View from the Middle

Photo of me in 1982I’m at the tail end of Gen X, born in 1979, but mentally I’m right there in the middle. And “middle” is a great word to describe this generation today. If I’d been born just a few years later I’d be one of those “digital natives” that everyone keeps talking about. You know, those people that grew up with digital technologies and (more so) the internet. The people that have no fear when it comes to technology because they’re just so gosh-darn used to using it for everything that they do. People often assume because of my age and the job that I do, that I am one of these people. Not so! The first computer I ever owned I bought in 2004 (I still have it). The first two years of work I did at the Smithsonian is saved on floppy disks. I hand-wrote every college paper, and in 1998 I declared the Internet to be a fad that was useful only for advertising and porn. The design school I attended taught me letterpress printing, black and white film photography, and stop-frame animation. I studied graphic design but never touched a computer. I’m still trying to get my head around basic web development, and don’t ever ask me a question about linked data.

But…

This is why Gen X is lucky. We grew up in a non-networked world. We remember cassette tapes and floppy disks and video game cartridges. We made room in our suitcases for books and CDs and camera film. We weren’t able to immediately find the answer to every question. We took a break between sending something to print and collecting it from the printer. We wrote letters to stay in touch with remote friends. And then… we SAW IT ALL HAPPEN. I began my professional life in 2003. This was the year that launched Safari, Second Life, Skype, and LinkedIn (that last one surprised me, too). Apple opened the first iTunes store. Valve introduced Steam. The U.S. set standards for commercial emailing. 2004 brought MySpace, theFacebook, Gmail, Flickr, Yelp, Firefox, and World of Warcraft. Entering the workforce at this moment, I had to learn new things quickly to survive. I wasn’t old enough to be resistant to change, and I wasn’t young enough to take it for granted. I was in the middle.

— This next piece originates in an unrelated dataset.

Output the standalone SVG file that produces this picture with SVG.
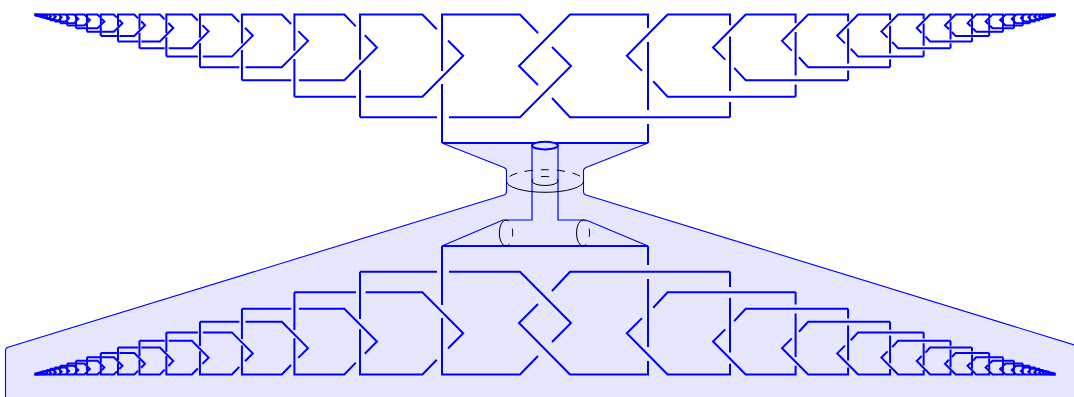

Gen X witnessed the changing world. We participated in it, we changed with it. We saw the potential because we knew what it was like before. This is the advantage we have over the digital natives. We know and understand what has changed, and we are ideally placed to shape it. We emerged in-between a world with no internet and one where everything and everyone is connected. From here we can see everything; it’s a good place to be.